December 22, 2022
It’s crazy that 2022 is wrapping up already!
The middle of the year seems like just a few weeks ago…
As I’ve done for the last few years I’ll zoom out and give a little overview of how 2022 went for the Strong Money household, along with some observations and plans for 2023.
By the way, this is a little different to the ‘retirement’ updates I’ve been posting each year. You can find the recent one of those here: What Life is Like 5 Years After Retiring Early.
Anyway, there were some great things, and one or two things which weren’t quite as good. Let’s get started with one of the big events.
As I wrote about back in March, we bought a home on the same street where we rented for the previous 4 years.
While the piece of land is a decent size (800+ sqm), the house left MUCH to be desired. It was a 50 year-old rundown rental property, in mostly original condition. Stained carpet, dirty walls, brown vinyl, massively overgrown gardens, ad-hoc repairs and add-ons. Oh, and those old musty smells you get from an old property which is far from clean.
Despite all that, the reason we bought this masterpiece was so we could remain on this specific street.

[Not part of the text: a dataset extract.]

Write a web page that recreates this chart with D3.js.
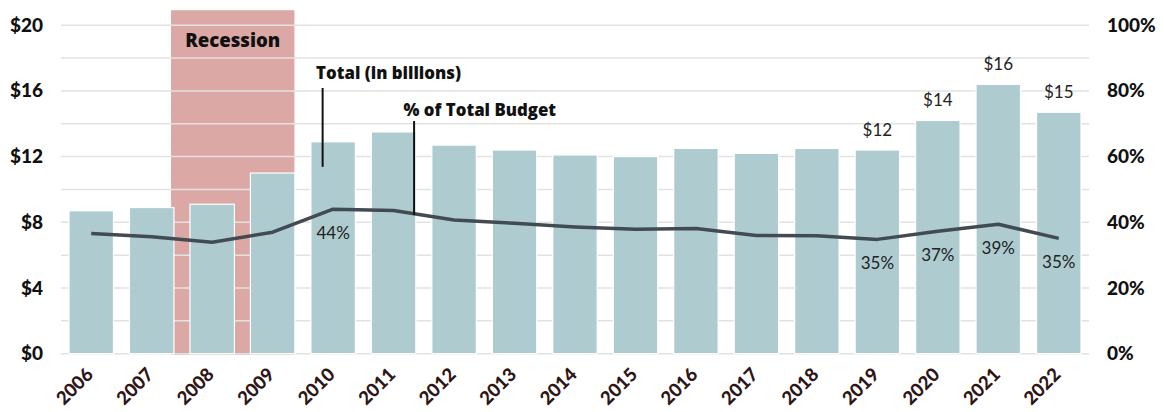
<!DOCTYPE html>
<html>
<head>
<meta charset="utf-8">
<script src="https://cdn.jsdelivr.net/npm/d3@7"></script>
<style>
  body { margin: 0; background: #fff; }
  svg { display: block; }
</style>
</head>
<body>
<svg id="chart" width="1164" height="412"></svg>
<script>
// Fiscal years shown on the x axis
const years = [2006, 2007, 2008, 2009, 2010, 2011, 2012, 2013, 2014, 2015, 2016, 2017, 2018, 2019, 2020, 2021, 2022];
// Total spending, billions of dollars (bars, left axis)
const totals = [8.7, 8.9, 9.1, 11.0, 12.9, 13.5, 12.7, 12.4, 12.1, 12.0, 12.5, 12.2, 12.5, 12.4, 14.2, 16.4, 14.7];
// Share of the total budget, percent (line, right axis)
const shares = [36.6, 35.6, 33.9, 37.0, 44.0, 43.6, 40.7, 39.7, 38.6, 37.9, 38.1, 36.0, 35.9, 34.8, 37.3, 39.4, 35.1];
// Axis ticks
const dollarTicks = [0, 4, 8, 12, 16, 20];
const gridValues = [0, 2, 4, 6, 8, 10, 12, 14, 16, 18, 20];
const percentTicks = [0, 20, 40, 60, 80, 100];
// Years that carry value labels
const totalLabelYears = [2019, 2020, 2021, 2022];
const shareLabelYears = [2010, 2019, 2020, 2021, 2022];
// Recession span, in fractional fiscal years
const recessionSpan = [2007.32, 2009.36];

const svg = d3.select("#chart");
const plotLeft = 61, plotRight = 1089, plotTop = 25.2, plotBottom = 353.7;

const x = d3.scaleBand().domain(years).range([plotLeft, plotRight])
  .paddingInner(0.265).paddingOuter(0.1325);
const yL = d3.scaleLinear().domain([0, 20]).range([plotBottom, plotTop]);
const yR = d3.scaleLinear().domain([0, 100]).range([plotBottom, plotTop]);
const cx = yr => x(yr) + x.bandwidth() / 2;
const fx = v => { const f = Math.floor(v); return cx(f) + (v - f) * x.step(); };

const sans = "Lato, 'Open Sans', 'DejaVu Sans', sans-serif";
const heavy = "'Open Sans', Lato, 'DejaVu Sans', sans-serif";

// Recession band
const recTop = yL(20) - 15;
svg.append("rect")
  .attr("x", fx(recessionSpan[0]))
  .attr("width", fx(recessionSpan[1]) - fx(recessionSpan[0]))
  .attr("y", recTop)
  .attr("height", plotBottom + 1 - recTop)
  .attr("fill", "#dca8a5");

svg.append("text")
  .attr("x", (fx(recessionSpan[0]) + fx(recessionSpan[1])) / 2)
  .attr("y", yL(20) + 22)
  .attr("text-anchor", "middle")
  .attr("font-family", heavy).attr("font-weight", 800).attr("font-size", 18.6)
  .attr("fill", "#111")
  .text("Recession");

// Gridlines every $2
svg.append("g").selectAll("line").data(gridValues).join("line")
  .attr("x1", plotLeft).attr("x2", plotRight)
  .attr("y1", d => yL(d)).attr("y2", d => yL(d))
  .attr("stroke", "#e2e2e2").attr("stroke-width", 1.5);

// Bars
svg.append("g").selectAll("rect").data(years).join("rect")
  .attr("x", d => x(d))
  .attr("width", x.bandwidth())
  .attr("y", (d, i) => yL(totals[i]))
  .attr("height", (d, i) => plotBottom - yL(totals[i]))
  .attr("fill", "#aecbcf")
  .attr("stroke", "#fff").attr("stroke-width", 1.2);

// Share line
const line = d3.line().x(d => cx(d.year)).y(d => yR(d.share));
const lineData = years.map((year, i) => ({ year, share: shares[i] }));
svg.append("path").datum(lineData)
  .attr("d", line)
  .attr("fill", "none")
  .attr("stroke", "#434b52").attr("stroke-width", 3.5)
  .attr("stroke-linejoin", "round");

// Value labels
svg.append("g").selectAll("text").data(totalLabelYears).join("text")
  .attr("x", d => cx(d))
  .attr("y", d => yL(totals[years.indexOf(d)]) - 14)
  .attr("text-anchor", "middle")
  .attr("font-family", sans).attr("font-size", 17).attr("fill", "#222")
  .text(d => "$" + Math.round(totals[years.indexOf(d)]));

svg.append("g").selectAll("text").data(shareLabelYears).join("text")
  .attr("x", d => cx(d))
  .attr("y", d => yR(shares[years.indexOf(d)]) + 30)
  .attr("text-anchor", "middle")
  .attr("font-family", sans).attr("font-size", 17).attr("fill", "#222")
  .text(d => Math.round(shares[years.indexOf(d)]) + "%");

// Left axis
const gL = svg.append("g").attr("transform", `translate(${plotLeft},0)`)
  .call(d3.axisLeft(yL).tickValues(dollarTicks).tickFormat(d => "$" + d).tickSize(0).tickPadding(18));
gL.select(".domain").remove();
gL.selectAll("text").attr("font-family", sans).attr("font-weight", 900)
  .attr("font-size", 19).attr("fill", "#111");

// Right axis
const gR = svg.append("g").attr("transform", `translate(${plotRight},0)`)
  .call(d3.axisRight(yR).tickValues(percentTicks).tickFormat(d => d + "%").tickSize(0).tickPadding(18));
gR.select(".domain").remove();
gR.selectAll("text").attr("font-family", sans).attr("font-weight", 900)
  .attr("font-size", 19).attr("fill", "#111");

// Bottom axis with slanted year labels
const gX = svg.append("g").attr("transform", `translate(0,${plotBottom})`)
  .call(d3.axisBottom(x).tickSize(0));
gX.select(".domain").remove();
gX.selectAll("text")
  .attr("x", 0).attr("y", 0).attr("dy", 0)
  .attr("transform", "translate(3,22) rotate(-45)")
  .attr("text-anchor", "end")
  .attr("font-family", sans).attr("font-weight", 900)
  .attr("font-size", 18.5).attr("fill", "#2e1616");

// Series annotations with leader lines
const notes = svg.append("g").attr("font-family", heavy).attr("font-weight", 800)
  .attr("font-size", 16.8).attr("fill", "#111");
notes.append("text").attr("x", cx(2010) - 17).attr("y", 79).text("Total (in billions)");
notes.append("line")
  .attr("x1", cx(2010) - 10.5).attr("x2", cx(2010) - 10.5)
  .attr("y1", 88).attr("y2", yL(totals[4]) + 25)
  .attr("stroke", "#111").attr("stroke-width", 2);
notes.append("text").attr("x", cx(2011) + 10).attr("y", 116).text("% of Total Budget");
notes.append("line")
  .attr("x1", cx(2011) + 20.5).attr("x2", cx(2011) + 20.5)
  .attr("y1", 121).attr("y2", 215)
  .attr("stroke", "#111").attr("stroke-width", 2);
</script>
</body>
</html>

Because it’s here that the turtles come across from the lake 150m opposite (the rest of the area is open parkland).
Add to that, few houses come up for sale and many are an unappetising mix of pavement, patios, sheds and house. No good. We preferred a smaller house with more non-paved are for grass, trees, gardens and open space.
Shortly after purchases, we had the house freshly painted and tiled throughout before we moved in to freshen it up a bit. That made a huge difference!
And no, I didn’t do it myself. I’m not one of these DIY-everything types. For multiple reasons – laziness is only one of them 😉
In fact, I’ll probably write an article on why I prefer to outsource most things, despite being supposedly frugal! It’s quite an interesting topic really, and a somewhat contentious one in the FI community. Stay tuned!
Since then, we’ve recently had the bathroom renovated and a few other things done. It’s easily the fanciest bathroom I’ve ever had, it actually feels like a hotel 😁
Some before and after shots…
Of course, this year we also continued helping the local long-necked turtles, including at our new place.
Funny story: we actually kept our lease running for an extra few weeks at the old house because it was still turtle hatching season. So I wanted to be able to release the little hatchlings before leaving. Otherwise, they’d be left to their own devices, with a decent chance of being eaten by ravens or run over before reaching the water.
Yes, that means we effectively spent an extra $1200+ to help a bunch of baby turtles make it to the lake 😂 Luckily, there were about 50 hatchlings during that month, making it a very worthwhile endeavour!
It also gave us longer to move all our stuff and clean the rental, which was nice. The alternative, of course, is rushing to get it all done as quickly as possible to save cash. But again, peace of mind and the desire for a relaxed lifestyle trumped frugality.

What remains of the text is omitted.